The Hard Way | Chicago Reader

The Hard Way

It's our old friends the big city serial killer and the cop team of hard-nosed New York veteran (James Woods) and unlikely buddy partner (Michael J. Fox). The twist this time is that Fox is a movie star who specializes in Indiana Jones-type roles, wants to “do something serious,” and figures he can land a cop part he covets by studying Woods as a role model. There's a halfhearted effort to satirize both characters in Daniel Pyne and Lem Dobbs's screenplay, from a story by Dobbs and Michael Kozoll, but any contrast between reality and fantasy gets jettisoned immediately for the sort of slam-bang assault on the senses that director John Badham specializes in; despite the obvious influence of Sullivan's Travels, this movie doesn't have the insight or backbone to come within light-years of the Sturges classic.

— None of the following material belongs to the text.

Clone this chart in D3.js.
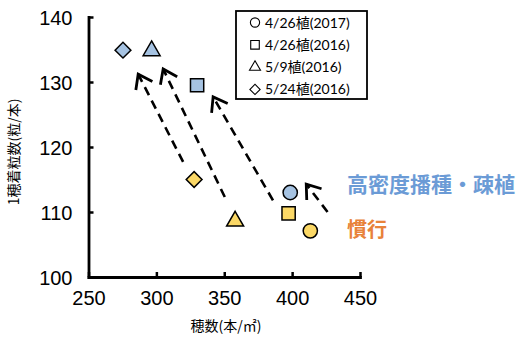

Annabella Sciorra is appealing as Woods's girlfriend, the two leads do their best with the frenetic material, and the movie's nonstop aggressiveness helps to glide one over the excess, but the glut of product plugs and cornball, derivative ideas—culminating in a forced set piece inspired by the tacky climax of the Marx Brothers' Love Happy—induces nausea as well. With Stephen Lang, Delroy Lindo, Luis Guzman, and a cameo by Penny Marshall.